Give back exactly the lines from the beginning of the listing below to the line holding "1.0627, 1.0690, 1.0750];", both ends included; the pictures stay out.
###
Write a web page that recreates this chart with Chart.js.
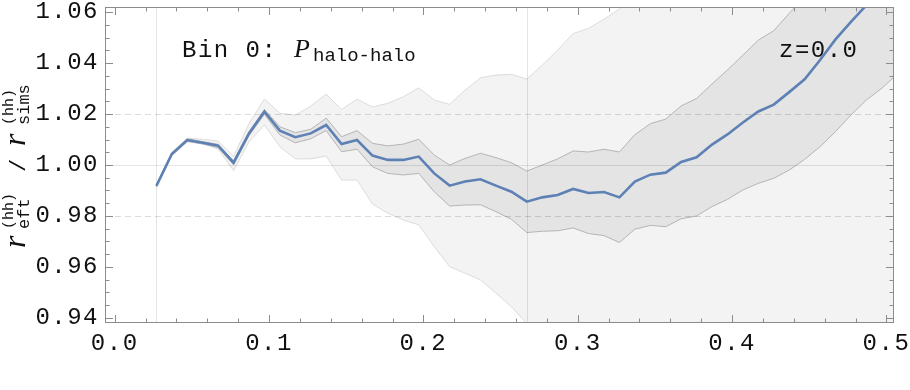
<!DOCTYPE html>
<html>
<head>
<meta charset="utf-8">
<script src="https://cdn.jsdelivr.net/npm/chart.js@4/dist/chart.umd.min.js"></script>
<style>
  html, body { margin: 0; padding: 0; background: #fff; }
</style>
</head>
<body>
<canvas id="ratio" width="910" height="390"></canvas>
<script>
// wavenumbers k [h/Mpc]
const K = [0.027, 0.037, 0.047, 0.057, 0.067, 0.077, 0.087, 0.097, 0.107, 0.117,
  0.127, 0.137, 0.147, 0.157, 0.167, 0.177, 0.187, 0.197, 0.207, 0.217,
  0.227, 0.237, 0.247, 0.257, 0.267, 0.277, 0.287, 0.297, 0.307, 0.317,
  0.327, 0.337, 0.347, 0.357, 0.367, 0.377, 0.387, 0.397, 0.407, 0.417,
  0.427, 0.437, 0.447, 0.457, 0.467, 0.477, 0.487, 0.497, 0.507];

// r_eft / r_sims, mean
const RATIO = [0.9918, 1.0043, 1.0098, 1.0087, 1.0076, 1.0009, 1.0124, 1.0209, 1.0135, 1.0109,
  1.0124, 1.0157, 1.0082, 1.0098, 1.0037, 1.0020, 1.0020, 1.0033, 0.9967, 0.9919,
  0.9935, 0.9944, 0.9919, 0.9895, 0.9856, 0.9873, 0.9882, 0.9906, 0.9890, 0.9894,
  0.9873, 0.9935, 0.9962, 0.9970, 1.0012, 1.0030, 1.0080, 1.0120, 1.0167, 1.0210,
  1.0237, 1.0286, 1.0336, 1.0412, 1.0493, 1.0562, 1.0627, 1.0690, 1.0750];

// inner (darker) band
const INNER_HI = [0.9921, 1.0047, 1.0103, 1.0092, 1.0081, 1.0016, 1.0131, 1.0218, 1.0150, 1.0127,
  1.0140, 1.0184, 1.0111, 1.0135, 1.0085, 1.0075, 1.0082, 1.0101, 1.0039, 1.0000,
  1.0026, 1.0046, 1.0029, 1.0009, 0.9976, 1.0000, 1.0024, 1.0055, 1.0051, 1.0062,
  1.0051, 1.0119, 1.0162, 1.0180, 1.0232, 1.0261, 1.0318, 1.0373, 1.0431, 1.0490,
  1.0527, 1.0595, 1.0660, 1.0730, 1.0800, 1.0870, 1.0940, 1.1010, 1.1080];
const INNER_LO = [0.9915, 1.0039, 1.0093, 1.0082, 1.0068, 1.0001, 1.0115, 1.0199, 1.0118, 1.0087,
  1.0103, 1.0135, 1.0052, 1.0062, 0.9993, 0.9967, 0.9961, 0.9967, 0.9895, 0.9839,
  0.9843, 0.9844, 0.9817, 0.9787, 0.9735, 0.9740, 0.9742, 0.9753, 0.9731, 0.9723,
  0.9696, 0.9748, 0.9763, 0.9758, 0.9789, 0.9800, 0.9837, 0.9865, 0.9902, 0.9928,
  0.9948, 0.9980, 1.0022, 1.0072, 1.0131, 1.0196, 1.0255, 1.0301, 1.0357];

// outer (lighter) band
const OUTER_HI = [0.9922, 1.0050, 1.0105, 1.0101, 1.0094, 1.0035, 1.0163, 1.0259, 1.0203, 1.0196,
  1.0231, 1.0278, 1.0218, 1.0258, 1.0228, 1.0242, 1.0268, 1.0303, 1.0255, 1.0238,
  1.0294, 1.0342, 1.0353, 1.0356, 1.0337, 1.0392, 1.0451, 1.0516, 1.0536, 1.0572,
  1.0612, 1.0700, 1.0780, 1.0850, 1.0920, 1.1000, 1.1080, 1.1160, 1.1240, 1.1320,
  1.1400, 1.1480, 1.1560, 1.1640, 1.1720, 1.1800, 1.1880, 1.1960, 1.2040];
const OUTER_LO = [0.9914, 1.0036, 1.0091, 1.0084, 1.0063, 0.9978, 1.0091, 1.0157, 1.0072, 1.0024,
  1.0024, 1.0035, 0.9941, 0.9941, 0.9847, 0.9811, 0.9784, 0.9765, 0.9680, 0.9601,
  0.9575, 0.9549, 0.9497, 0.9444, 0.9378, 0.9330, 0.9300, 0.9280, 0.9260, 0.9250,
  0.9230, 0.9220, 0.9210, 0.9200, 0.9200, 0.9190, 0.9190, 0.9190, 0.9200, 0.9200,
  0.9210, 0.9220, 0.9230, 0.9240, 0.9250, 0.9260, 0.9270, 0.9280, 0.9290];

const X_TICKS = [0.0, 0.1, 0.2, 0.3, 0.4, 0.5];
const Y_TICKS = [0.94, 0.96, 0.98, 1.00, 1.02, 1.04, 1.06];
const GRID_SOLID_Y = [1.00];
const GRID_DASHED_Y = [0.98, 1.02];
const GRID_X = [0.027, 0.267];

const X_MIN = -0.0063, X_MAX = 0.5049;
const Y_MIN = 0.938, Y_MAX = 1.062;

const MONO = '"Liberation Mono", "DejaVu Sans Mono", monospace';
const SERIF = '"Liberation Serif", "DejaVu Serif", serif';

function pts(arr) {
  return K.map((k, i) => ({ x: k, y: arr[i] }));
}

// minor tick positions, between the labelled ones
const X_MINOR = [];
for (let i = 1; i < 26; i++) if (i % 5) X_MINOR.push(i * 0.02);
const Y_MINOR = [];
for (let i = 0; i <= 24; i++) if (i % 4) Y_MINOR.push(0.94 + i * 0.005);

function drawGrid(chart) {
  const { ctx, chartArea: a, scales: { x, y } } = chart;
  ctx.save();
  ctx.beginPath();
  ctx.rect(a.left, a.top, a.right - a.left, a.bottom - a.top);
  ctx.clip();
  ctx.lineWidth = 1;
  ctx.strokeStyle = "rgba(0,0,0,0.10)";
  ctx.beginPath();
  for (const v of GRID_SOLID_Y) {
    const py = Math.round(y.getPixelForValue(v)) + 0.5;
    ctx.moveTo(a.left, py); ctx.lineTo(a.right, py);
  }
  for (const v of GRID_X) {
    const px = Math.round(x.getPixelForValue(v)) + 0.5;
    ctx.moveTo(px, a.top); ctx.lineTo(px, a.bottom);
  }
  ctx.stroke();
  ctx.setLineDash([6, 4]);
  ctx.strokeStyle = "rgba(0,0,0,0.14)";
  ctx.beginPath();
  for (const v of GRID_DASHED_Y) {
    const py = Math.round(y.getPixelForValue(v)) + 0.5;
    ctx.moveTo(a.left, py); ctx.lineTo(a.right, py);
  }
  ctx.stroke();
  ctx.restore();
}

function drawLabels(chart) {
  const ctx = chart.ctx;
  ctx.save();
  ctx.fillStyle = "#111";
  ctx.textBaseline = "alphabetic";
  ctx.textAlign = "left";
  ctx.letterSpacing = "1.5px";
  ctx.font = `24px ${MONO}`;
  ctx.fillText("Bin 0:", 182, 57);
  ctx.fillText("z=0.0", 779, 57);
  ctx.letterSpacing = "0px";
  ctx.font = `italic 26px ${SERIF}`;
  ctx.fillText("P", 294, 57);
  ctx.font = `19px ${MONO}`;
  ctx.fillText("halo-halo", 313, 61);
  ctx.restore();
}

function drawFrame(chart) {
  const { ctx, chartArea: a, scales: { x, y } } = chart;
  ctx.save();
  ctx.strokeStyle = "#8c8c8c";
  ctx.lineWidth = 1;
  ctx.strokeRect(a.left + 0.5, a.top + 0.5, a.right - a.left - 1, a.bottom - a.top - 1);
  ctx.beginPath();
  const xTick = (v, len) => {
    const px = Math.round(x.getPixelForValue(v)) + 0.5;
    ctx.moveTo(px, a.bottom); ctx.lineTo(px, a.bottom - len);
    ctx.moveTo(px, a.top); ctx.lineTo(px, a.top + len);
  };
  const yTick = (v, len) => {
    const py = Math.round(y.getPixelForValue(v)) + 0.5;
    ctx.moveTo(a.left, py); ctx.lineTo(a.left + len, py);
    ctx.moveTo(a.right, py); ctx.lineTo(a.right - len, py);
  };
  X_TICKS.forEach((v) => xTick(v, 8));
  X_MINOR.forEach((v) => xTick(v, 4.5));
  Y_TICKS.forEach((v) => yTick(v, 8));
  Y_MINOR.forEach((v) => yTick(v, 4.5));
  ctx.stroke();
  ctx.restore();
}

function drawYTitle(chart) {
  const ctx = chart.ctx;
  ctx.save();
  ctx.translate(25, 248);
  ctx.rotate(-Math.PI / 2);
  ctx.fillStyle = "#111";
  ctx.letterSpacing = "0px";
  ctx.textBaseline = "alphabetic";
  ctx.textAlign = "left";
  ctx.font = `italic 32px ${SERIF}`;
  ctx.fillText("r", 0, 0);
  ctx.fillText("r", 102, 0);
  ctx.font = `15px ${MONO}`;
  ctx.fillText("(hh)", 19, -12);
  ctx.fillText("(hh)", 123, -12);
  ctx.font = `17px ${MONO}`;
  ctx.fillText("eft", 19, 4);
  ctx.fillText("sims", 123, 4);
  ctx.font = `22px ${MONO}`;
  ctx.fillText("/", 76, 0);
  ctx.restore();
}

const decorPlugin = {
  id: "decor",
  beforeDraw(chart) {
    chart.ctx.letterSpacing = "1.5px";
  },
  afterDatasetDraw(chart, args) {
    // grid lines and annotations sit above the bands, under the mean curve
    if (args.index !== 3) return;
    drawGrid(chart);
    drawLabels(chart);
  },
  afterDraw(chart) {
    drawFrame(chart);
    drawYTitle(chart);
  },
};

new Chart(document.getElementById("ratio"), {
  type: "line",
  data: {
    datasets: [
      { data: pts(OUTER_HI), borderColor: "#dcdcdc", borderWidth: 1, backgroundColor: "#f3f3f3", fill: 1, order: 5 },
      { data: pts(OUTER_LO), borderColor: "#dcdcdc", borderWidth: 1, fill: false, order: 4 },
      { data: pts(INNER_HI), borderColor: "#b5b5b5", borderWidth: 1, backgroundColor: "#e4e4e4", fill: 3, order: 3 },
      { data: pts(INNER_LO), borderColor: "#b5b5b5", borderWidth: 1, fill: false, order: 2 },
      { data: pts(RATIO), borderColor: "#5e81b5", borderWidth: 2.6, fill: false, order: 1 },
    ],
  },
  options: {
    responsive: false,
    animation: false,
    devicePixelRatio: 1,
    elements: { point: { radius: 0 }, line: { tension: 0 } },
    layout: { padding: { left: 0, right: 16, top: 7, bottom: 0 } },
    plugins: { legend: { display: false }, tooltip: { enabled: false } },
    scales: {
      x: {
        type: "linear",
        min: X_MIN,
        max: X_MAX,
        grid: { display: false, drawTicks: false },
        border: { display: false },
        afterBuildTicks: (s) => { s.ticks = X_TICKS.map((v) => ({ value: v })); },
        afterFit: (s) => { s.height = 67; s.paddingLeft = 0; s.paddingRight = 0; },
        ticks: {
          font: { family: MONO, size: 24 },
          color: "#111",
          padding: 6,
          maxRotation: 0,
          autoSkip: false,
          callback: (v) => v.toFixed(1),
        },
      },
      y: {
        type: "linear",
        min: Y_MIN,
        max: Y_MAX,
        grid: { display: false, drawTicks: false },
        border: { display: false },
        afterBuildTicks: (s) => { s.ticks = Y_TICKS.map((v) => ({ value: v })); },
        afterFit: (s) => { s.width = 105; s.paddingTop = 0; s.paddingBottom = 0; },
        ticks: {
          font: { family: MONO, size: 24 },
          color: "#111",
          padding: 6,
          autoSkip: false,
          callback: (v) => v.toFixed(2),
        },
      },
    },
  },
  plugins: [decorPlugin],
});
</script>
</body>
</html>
###
**Written response**
Write a web page that recreates this chart with Chart.js.
<!DOCTYPE html>
<html>
<head>
<meta charset="utf-8">
<script src="https://cdn.jsdelivr.net/npm/chart.js@4/dist/chart.umd.min.js"></script>
<style>
  html, body { margin: 0; padding: 0; background: #fff; }
</style>
</head>
<body>
<canvas id="ratio" width="910" height="390"></canvas>
<script>
// wavenumbers k [h/Mpc]
const K = [0.027, 0.037, 0.047, 0.057, 0.067, 0.077, 0.087, 0.097, 0.107, 0.117,
  0.127, 0.137, 0.147, 0.157, 0.167, 0.177, 0.187, 0.197, 0.207, 0.217,
  0.227, 0.237, 0.247, 0.257, 0.267, 0.277, 0.287, 0.297, 0.307, 0.317,
  0.327, 0.337, 0.347, 0.357, 0.367, 0.377, 0.387, 0.397, 0.407, 0.417,
  0.427, 0.437, 0.447, 0.457, 0.467, 0.477, 0.487, 0.497, 0.507];

// r_eft / r_sims, mean
const RATIO = [0.9918, 1.0043, 1.0098, 1.0087, 1.0076, 1.0009, 1.0124, 1.0209, 1.0135, 1.0109,
  1.0124, 1.0157, 1.0082, 1.0098, 1.0037, 1.0020, 1.0020, 1.0033, 0.9967, 0.9919,
  0.9935, 0.9944, 0.9919, 0.9895, 0.9856, 0.9873, 0.9882, 0.9906, 0.9890, 0.9894,
  0.9873, 0.9935, 0.9962, 0.9970, 1.0012, 1.0030, 1.0080, 1.0120, 1.0167, 1.0210,
  1.0237, 1.0286, 1.0336, 1.0412, 1.0493, 1.0562, 1.0627, 1.0690, 1.0750];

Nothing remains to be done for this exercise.